*Stored records*.
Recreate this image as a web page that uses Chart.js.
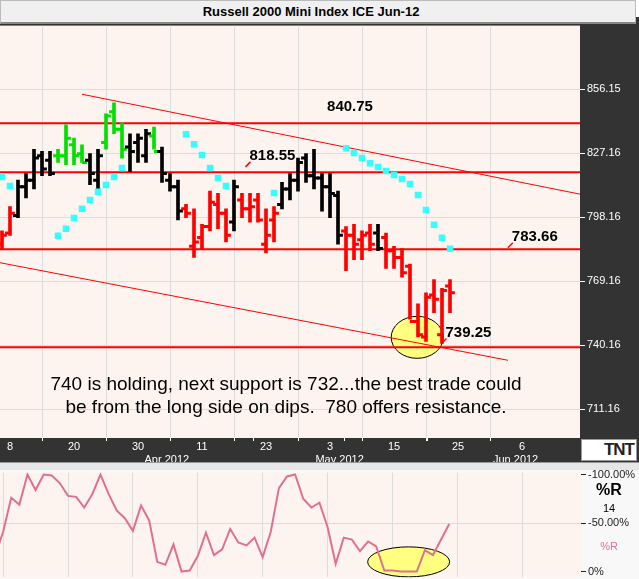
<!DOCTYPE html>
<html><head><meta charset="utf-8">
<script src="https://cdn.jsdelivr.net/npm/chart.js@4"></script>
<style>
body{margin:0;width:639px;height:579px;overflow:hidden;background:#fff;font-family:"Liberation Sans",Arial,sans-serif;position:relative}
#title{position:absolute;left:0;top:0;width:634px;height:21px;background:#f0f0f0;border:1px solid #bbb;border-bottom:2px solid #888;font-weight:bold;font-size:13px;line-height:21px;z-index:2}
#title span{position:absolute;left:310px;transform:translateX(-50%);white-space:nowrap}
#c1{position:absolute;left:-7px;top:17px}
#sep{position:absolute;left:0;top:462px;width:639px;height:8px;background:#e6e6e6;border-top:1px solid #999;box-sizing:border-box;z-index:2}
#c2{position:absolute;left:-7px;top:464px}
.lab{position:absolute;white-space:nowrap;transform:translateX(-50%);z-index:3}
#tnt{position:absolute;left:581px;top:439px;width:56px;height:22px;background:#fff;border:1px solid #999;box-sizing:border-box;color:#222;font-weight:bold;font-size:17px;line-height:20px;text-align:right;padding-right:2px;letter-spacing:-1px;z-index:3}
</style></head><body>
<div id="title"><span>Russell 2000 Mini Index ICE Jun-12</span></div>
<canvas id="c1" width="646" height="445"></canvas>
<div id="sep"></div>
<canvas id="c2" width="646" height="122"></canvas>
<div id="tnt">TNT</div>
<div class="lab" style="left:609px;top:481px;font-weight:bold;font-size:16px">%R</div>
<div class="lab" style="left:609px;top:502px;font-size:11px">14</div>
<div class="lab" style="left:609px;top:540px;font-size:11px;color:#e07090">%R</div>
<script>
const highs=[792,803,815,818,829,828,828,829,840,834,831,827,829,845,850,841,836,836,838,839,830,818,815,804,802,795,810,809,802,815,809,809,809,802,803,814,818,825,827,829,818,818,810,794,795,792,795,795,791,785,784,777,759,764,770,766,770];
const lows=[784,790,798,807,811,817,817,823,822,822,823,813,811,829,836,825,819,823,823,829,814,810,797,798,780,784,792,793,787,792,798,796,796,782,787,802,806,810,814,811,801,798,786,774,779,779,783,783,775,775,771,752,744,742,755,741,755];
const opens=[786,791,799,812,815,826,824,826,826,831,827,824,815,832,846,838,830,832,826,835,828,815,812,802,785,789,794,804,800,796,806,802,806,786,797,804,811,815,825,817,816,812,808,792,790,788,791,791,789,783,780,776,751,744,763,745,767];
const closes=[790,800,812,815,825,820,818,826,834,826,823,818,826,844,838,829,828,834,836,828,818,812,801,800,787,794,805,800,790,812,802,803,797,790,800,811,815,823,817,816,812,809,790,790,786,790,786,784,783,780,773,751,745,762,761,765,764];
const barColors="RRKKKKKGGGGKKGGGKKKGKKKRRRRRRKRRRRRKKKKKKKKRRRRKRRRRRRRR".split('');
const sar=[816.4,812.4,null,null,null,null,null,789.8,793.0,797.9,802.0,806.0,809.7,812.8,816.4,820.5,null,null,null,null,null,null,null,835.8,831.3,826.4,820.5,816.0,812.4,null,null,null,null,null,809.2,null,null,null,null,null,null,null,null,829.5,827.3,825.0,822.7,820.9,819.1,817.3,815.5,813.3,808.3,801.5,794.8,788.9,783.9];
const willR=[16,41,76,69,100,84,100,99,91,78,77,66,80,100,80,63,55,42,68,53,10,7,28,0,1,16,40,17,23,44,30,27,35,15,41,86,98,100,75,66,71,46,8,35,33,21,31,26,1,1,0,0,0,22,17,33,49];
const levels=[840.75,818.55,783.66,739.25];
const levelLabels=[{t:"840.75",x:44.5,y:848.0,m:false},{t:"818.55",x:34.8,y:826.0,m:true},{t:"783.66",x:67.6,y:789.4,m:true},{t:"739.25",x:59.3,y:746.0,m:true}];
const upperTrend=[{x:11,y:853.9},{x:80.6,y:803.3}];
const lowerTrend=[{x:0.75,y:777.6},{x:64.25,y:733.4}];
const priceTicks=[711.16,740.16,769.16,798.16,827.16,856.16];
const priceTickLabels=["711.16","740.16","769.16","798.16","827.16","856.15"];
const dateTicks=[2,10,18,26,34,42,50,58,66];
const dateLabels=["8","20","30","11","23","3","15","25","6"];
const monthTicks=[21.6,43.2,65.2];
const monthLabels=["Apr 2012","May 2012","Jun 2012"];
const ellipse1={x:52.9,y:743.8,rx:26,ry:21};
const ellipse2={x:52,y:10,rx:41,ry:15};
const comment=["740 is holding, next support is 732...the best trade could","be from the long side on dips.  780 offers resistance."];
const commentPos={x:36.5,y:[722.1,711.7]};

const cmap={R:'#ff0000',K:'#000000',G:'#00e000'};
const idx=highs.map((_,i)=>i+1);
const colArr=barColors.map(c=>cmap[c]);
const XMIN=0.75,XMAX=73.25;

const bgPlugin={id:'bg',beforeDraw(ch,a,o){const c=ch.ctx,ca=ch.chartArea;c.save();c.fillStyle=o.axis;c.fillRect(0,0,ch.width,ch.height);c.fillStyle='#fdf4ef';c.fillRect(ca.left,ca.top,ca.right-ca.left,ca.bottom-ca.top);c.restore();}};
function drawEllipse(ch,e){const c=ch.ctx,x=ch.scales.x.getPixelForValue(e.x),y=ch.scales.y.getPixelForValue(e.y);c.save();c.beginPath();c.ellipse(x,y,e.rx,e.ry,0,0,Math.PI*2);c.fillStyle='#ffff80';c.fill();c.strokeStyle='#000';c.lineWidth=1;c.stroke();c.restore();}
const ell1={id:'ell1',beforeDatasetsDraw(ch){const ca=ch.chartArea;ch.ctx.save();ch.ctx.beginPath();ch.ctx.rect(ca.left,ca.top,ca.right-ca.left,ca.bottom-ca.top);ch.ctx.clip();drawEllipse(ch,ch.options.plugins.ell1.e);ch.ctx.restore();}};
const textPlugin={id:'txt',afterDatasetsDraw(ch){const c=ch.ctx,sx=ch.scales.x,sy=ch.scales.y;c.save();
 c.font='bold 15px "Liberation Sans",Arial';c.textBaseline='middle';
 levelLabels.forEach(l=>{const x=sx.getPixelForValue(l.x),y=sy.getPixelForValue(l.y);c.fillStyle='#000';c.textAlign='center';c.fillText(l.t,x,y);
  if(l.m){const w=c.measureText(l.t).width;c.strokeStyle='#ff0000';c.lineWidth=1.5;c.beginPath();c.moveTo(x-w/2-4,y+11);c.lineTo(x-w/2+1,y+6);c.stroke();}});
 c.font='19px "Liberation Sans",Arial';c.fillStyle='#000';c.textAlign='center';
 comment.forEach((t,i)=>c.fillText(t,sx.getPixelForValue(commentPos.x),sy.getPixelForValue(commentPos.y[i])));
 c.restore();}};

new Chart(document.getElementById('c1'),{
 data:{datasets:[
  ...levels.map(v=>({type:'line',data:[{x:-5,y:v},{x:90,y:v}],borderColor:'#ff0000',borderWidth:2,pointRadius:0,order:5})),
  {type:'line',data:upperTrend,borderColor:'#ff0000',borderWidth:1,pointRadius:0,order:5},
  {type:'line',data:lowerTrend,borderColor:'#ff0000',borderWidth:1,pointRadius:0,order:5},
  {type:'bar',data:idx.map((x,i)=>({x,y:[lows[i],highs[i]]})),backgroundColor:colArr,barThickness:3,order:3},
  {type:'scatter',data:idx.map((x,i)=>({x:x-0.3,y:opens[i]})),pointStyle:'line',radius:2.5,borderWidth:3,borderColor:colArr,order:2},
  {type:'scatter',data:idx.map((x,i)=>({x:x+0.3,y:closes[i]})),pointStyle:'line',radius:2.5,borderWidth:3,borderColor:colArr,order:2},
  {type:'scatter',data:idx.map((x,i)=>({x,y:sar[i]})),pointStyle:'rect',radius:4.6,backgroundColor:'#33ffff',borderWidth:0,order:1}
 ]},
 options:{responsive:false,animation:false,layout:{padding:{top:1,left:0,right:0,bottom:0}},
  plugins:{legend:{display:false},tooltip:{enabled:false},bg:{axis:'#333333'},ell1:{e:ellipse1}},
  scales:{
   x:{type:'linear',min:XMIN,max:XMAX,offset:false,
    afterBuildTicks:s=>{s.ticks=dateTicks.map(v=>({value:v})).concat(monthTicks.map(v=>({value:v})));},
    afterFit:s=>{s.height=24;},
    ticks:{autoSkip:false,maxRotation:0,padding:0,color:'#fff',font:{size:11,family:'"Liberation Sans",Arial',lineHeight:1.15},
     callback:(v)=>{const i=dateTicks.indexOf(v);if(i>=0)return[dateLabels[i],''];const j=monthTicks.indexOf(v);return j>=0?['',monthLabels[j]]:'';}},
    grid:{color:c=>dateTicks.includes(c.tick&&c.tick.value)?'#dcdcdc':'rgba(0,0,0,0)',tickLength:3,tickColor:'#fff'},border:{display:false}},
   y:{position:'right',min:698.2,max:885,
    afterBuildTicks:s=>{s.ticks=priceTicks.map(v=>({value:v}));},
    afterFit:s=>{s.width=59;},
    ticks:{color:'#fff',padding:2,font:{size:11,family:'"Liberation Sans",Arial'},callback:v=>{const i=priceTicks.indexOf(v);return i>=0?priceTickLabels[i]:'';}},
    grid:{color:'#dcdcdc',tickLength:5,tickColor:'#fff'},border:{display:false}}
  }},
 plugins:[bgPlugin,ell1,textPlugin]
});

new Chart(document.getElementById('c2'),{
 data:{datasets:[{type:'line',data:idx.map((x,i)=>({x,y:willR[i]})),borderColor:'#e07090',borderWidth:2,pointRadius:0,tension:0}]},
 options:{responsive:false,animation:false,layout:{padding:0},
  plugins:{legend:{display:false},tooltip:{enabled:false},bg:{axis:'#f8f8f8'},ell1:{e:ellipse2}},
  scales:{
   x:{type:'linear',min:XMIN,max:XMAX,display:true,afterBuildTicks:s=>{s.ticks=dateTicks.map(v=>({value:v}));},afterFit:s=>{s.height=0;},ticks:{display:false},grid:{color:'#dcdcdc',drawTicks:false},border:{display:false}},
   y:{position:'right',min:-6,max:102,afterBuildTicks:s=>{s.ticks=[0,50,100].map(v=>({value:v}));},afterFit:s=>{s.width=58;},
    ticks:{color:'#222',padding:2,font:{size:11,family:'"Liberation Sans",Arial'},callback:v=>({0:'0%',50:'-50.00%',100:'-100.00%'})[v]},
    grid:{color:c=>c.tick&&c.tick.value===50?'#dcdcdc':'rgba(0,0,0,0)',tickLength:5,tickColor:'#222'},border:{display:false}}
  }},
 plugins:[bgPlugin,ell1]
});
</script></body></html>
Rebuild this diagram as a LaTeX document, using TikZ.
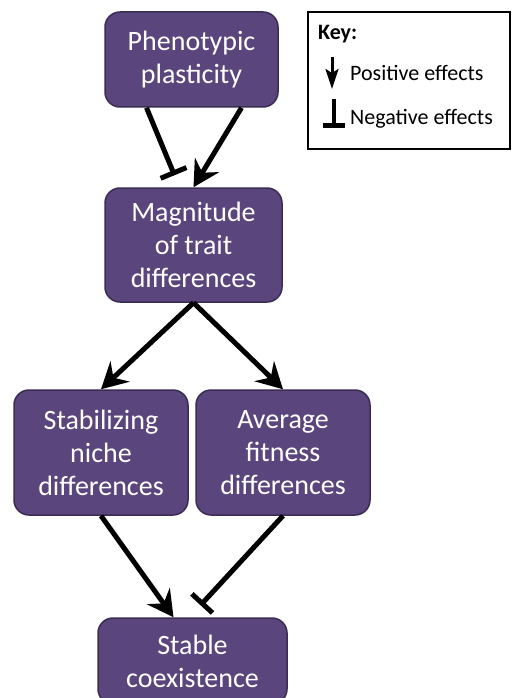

*Instruction*. Which lines above hold the word "document"? Copy each of them.

*Output below*.
new Chart(document.getElementById('c1'),{
new Chart(document.getElementById('c2'),{
Rebuild this diagram as a LaTeX document, using TikZ.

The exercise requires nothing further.